They say everything is bigger and better in Texas. I say, everything is bigger and “badder” (as in worse) on Wall Street today than 85 years ago.
Despite all the parallels that exist between today and the Great Depression, there is one factor that just doesn’t match up — time. The Great (post-2007) Recession has already lasted longer than the 1929 to 1932 market meltdown.
If you focus merely on elapsed time, you can reach two conclusions:
- Either there is no parallel, or the 2007 bear market is over
- The 2007 bear market will be more intense and last longer than the 1929 – 1932 parallel
A look at the pattern and shape of the post-1929 and post-2007 declines, along with the sentiment that accompanied major events within both periods, suggest that we are in a monster version of the Great Depression with the next leg down not too far away.

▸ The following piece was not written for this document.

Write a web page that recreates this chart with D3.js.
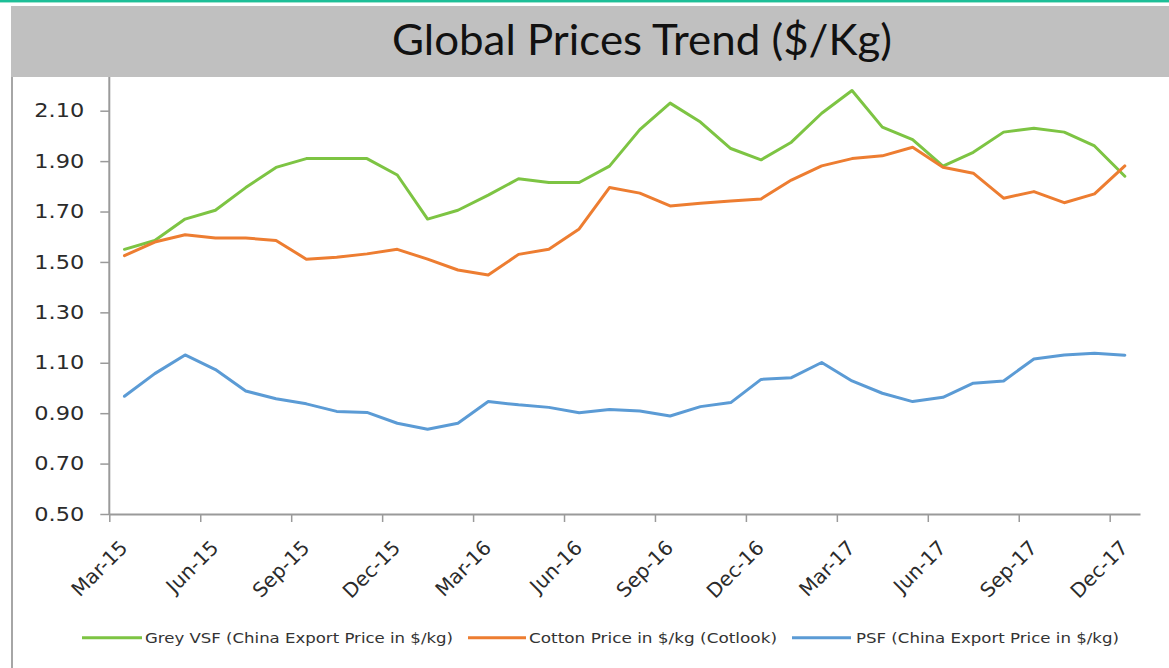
<!DOCTYPE html>
<html><head><meta charset="utf-8">
<script src="https://cdn.jsdelivr.net/npm/d3@7"></script>
<style>body{margin:0;background:#fff;} svg{display:block;}</style>
</head><body><svg id="c" width="1169" height="668"></svg>
<script>
const months = ["Mar-15","Apr-15","May-15","Jun-15","Jul-15","Aug-15","Sep-15","Oct-15","Nov-15","Dec-15","Jan-16","Feb-16",
  "Mar-16","Apr-16","May-16","Jun-16","Jul-16","Aug-16","Sep-16","Oct-16","Nov-16","Dec-16","Jan-17","Feb-17",
  "Mar-17","Apr-17","May-17","Jun-17","Jul-17","Aug-17","Sep-17","Oct-17","Nov-17","Dec-17"];
const greyVSF = [1.55,1.585,1.67,1.705,1.795,1.875,1.91,1.91,1.91,1.845,1.67,1.705,1.765,1.83,1.815,1.815,1.88,2.025,2.13,2.055,1.95,1.905,1.975,2.09,2.18,2.035,1.985,1.88,1.935,2.015,2.03,2.015,1.96,1.84];
const cotton = [1.525,1.579,1.608,1.595,1.595,1.585,1.511,1.519,1.532,1.55,1.511,1.468,1.448,1.53,1.55,1.631,1.795,1.773,1.722,1.733,1.742,1.75,1.825,1.881,1.91,1.921,1.955,1.876,1.852,1.753,1.779,1.735,1.77,1.881];
const psf = [0.967,1.057,1.131,1.073,0.988,0.957,0.937,0.907,0.903,0.86,0.836,0.86,0.946,0.933,0.923,0.902,0.915,0.909,0.889,0.926,0.942,1.034,1.041,1.101,1.028,0.979,0.946,0.963,1.019,1.028,1.115,1.131,1.138,1.13];
const yTicks = [0.5,0.7,0.9,1.1,1.3,1.5,1.7,1.9,2.1];
const xTickLabels = ["Mar-15","Jun-15","Sep-15","Dec-15","Mar-16","Jun-16","Sep-16","Dec-16","Mar-17","Jun-17","Sep-17","Dec-17"];
const seriesNames = ["Grey VSF (China Export Price in $/kg)","Cotton Price in $/kg (Cotlook)","PSF (China Export Price in $/kg)"];
const seriesColors = ["#7dc443","#ed7d31","#5b9bd5"];
const title = "Global Prices Trend ($/Kg)";

const svg = d3.select("#c");
const series = [greyVSF, cotton, psf];

// top teal rule
svg.append("rect").attr("x",0).attr("y",0).attr("width",1169).attr("height",2).attr("fill","#1dbf98");
svg.append("rect").attr("x",0).attr("y",2).attr("width",1169).attr("height",1).attr("fill","#9fe3cf");
// left frame line
svg.append("rect").attr("x",11).attr("y",77).attr("width",2).attr("height",591).attr("fill","#a6a6a6");

const x = d3.scaleLinear().domain([0, months.length]).range([109.3, 1140]);
const y = d3.scaleLinear().domain([0.5, 2.1]).range([514, 110.7]);

// y axis
const yAxis = d3.axisLeft(y).tickValues(yTicks).tickFormat(d3.format(".2f")).tickSize(9).tickPadding(16);
const gy = svg.append("g").attr("transform","translate(109.3,0)").call(yAxis);
gy.select(".domain").remove();
gy.append("line").attr("x1",0).attr("x2",0).attr("y1",y(0.5)).attr("y2",77).attr("stroke","#9a9a9a").attr("stroke-width",2);
gy.selectAll(".tick line").attr("stroke","#9a9a9a").attr("stroke-width",1.5);
gy.selectAll(".tick text").attr("fill","#2b2b2b").style("font-family","DejaVu Sans").style("font-size","19px")
  .attr("textLength",50).attr("lengthAdjust","spacingAndGlyphs");

// x axis
const xAxis = d3.axisBottom(x).tickValues(d3.range(0, months.length, 3)).tickFormat(i => xTickLabels[i/3]).tickSize(8).tickSizeOuter(0);
const gx = svg.append("g").attr("transform","translate(0,514)").call(xAxis);
gx.select(".domain").attr("stroke","#9a9a9a").attr("stroke-width",2);
gx.selectAll(".tick line").attr("stroke","#9a9a9a").attr("stroke-width",1.5);
gx.selectAll(".tick text").attr("fill","#2b2b2b").style("font-family","DejaVu Sans").style("font-size","20px")
  .attr("text-anchor","end").attr("x",null).attr("y",null).attr("dy","0.35em")
  .attr("transform","translate(14,30) rotate(-45)");

// lines
const line = d3.line().x((d,i) => x(i + 0.5)).y(d => y(d));
series.forEach((s, k) => {
  svg.append("path").datum(s).attr("d", line).attr("fill","none")
    .attr("stroke", seriesColors[k]).attr("stroke-width",3).attr("stroke-linejoin","round").attr("stroke-linecap","round");
});

// title bar (on top)
svg.append("rect").attr("x",11).attr("y",6).attr("width",1158).attr("height",71).attr("fill","#c0c0c0");
svg.append("text").attr("x",642).attr("y",55).attr("text-anchor","middle")
  .style("font-family","Lato").style("font-size","42px").attr("fill","#111")
  .attr("textLength",500).attr("lengthAdjust","spacingAndGlyphs").text(title);

// legend
const legend = [
  {x1:82, x2:142, tx:145, tw:308},
  {x1:468, x2:526, tx:529, tw:248},
  {x1:792, x2:851, tx:856, tw:263}
];
legend.forEach((L, k) => {
  svg.append("line").attr("x1",L.x1).attr("x2",L.x2).attr("y1",637.7).attr("y2",637.7)
    .attr("stroke",seriesColors[k]).attr("stroke-width",3);
  svg.append("text").attr("x",L.tx).attr("y",637.7).attr("dy","0.35em")
    .style("font-family","DejaVu Sans").style("font-size","14px").attr("fill","#333")
    .attr("textLength",L.tw).attr("lengthAdjust","spacingAndGlyphs").text(seriesNames[k]);
});
</script></body></html>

If You Think It Can’t Happen Again, Think Again
I’ve often heard that the Great Depression can’t happen again because we are no longer on the gold standard — the absence of the gold standard now allows the Federal Reserve to print their way out of any recession.
That is true, the Fed can now print unlimited amounts of money. However, the non-existent gold standard is a double-edged sword. Just as it enables the Fed to print money (which the Fed has done for decades), it has enabled a massive leveraged bubble. It’s this unbridled (by the gold standard) leveraged frenzy that created a huge financial leverage bubble, and the Federal Reserve attempted to fix the bubble’s consequences with a new bubble — the QE2 bubble.
Regarding the QE2 bubble, the May ETF Profit Strategy Newsletter stated that: “The Fed is fueling a new bubble to combat the damage left behind by the previous one. Once punctured, bubbles tend to deflate quickly.” Deflate it did. The S&P lost 296 points from the May 2 high to the Oct. 4 low. The “liberty” of an unbridled currency did not prevent the decline.